Sento il cuore accelerare e un nodo in gola mi costringe per qualche minuto a stare zitto - e chi mi conosce sa bene quanto sia difficile farmi stare zitto.
Lentamente le prime luci del giorno iniziano a delineare il profilo di Angkor Wat. Mi sembra ancora più grande di quanto non mi fosse sembrato meno di 12 ore fa ed è di sicuro molto più affollato che di giorno. Difficile non intralciare qualcuno che alle nostre spalle cerca di scattare una foto senza gente fra i piedi. Ci rendiamo subito conto che la prima fila di persone sulla sponde del laghetto si trova lì da parecchio tempo. Le reflex montate sui cavalletti vengono gelosamente controllate da fotografi più o meno professionisti che sperano dentro di loro che le nuvole non nascondano il sole. Timidamente anche noi cerchiamo un angolino da cui poter contemplare l’alba.

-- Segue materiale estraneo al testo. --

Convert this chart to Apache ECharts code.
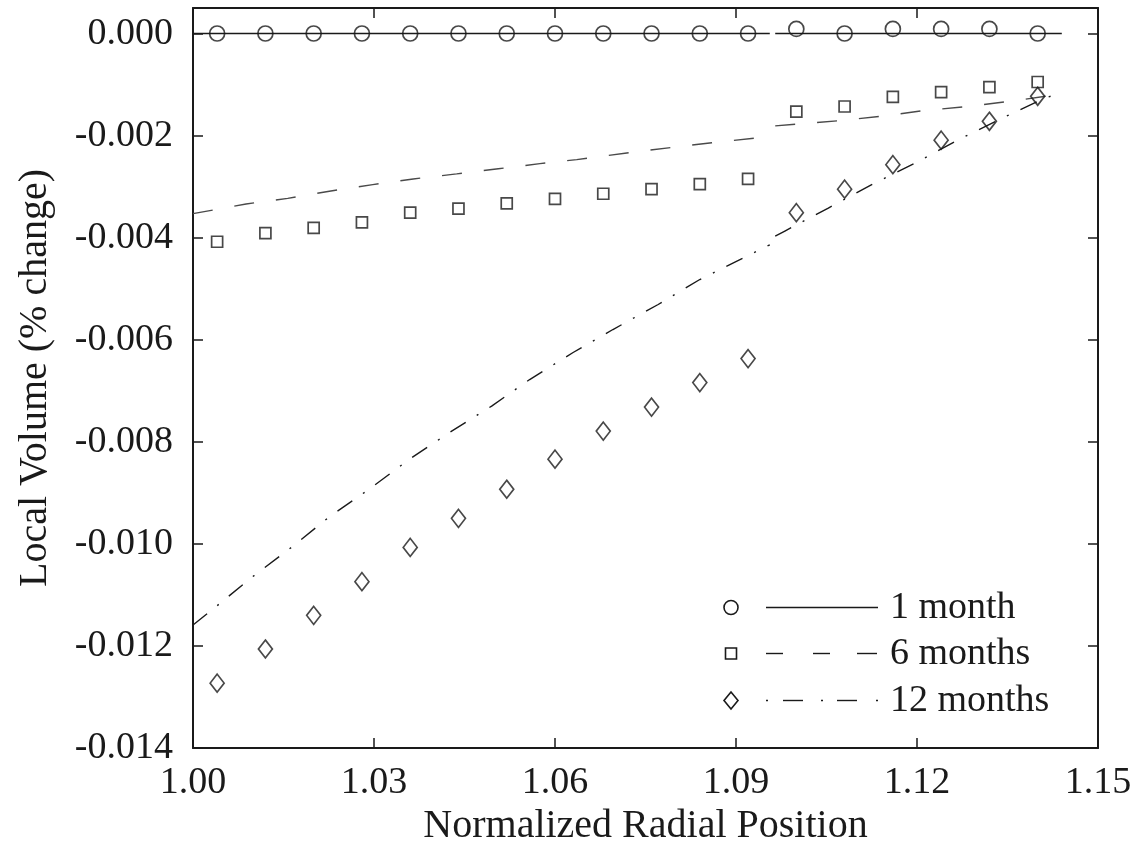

Se non fosse stato per il surreale silenzio avrei creduto di trovarmi ad un concerto tanta la ressa attorno al piccolo specchio d’acqua che dista poche centinaia di metri dal tempio. Conversazioni in lingue diverse si incrociano sottovoce come per paura di disturbare chi attende l’inizio dello spettacolo. Gli unici ad essere particolarmente rumorosi sono i bambini cambogiani costretti prima di andare a scuola a vendere ai turisti cartoline, calamite o altri souvenir. Più la luce aumenta e più turisti arrivano, accalcandosi gli uni sugli altri con le facce rivolte verso est.
Il cielo parzialmente velato delude i molti che s’aspettavano che una palla infuocata apparisse all’improvviso fra le torri che simboleggiano il Monte Meru, la montagna sacra dove secondo le religioni Indù e Buddista vivono gli Dei. Il cielo è grigiastro e una luce azzurrognola avvolge Angkor Wat per diversi minuti. A me piace anche così. Non ci fossero state tante persone sarebbe stato perfetto ma non si può pretendere tutto dalla vita, no? Mi sento già fortunato ad aver ancora una volta la possibilità di trovarmi in questo luogo.
Mentre i primi turisti iniziano a tornare indietro, noi piano piano ci avviciniamo all’acqua per ammirare il riflesso del tempio.
Come intimorito da così tanta gente il sole con qualche minuto di ritardo inizia lentamente a far capolino fra le nuvole e le torri. Il cielo si tinge di rosa. E’ uno spettacolo unico quello della luce che si propaga e definisce il mondo che ci circonda. Tutto sembra assumere sembianze nuove. Per la prima volta in questo viaggio ho il profondo rammarico per non aver portato la reflex. I successivi 2 o 3 minuti sembrano interminabili. Il cielo cambia colore continuamente e le nuvole rendono ogni scatto unico.
Ed eccolo il mio scatto! Quello che sono tornato a guardare tante volte nel corso della giornata. Quello che mi ha fatto sorridere e mi ha fatto venire gli occhi lucidi per la gioia e l’emozione. Quello che mi ha fatto rivedere la mia idea su Angkor Wat. Quello che ha cancellato il ricordo dell’alzataccia. Quello che mi ha fatto capire perché ogni giorno migliaia di persone arrivino qui. Quello che non sarà perfetto ma è il mio e non quello di un’altra persona.
Non avrò un sole perfettamente rotondo dietro Angkor Wat; il cielo non sarà limpido; l’acqua del laghetto non sarà liscia come uno specchio e non l’avrò realizzato con una reflex. Eppure questa foto è quanto mi basta per poter fissare per sempre un attimo durato un secolo, l’istante in cui il sole ha incendiato il cielo e l’acqua.
E mentre mi allontanavo continuavo a voltarmi indietro e a ripetermi che questa è un’alba che auguro a tutti di poter vedere almeno una volta nella vita!
Il mio non è un addio ma un arrivederci a presto perché so che tornerò ancora a Siem Reap e ai templi di Angkor.
In ogni uomo abita una sua propria innocenza.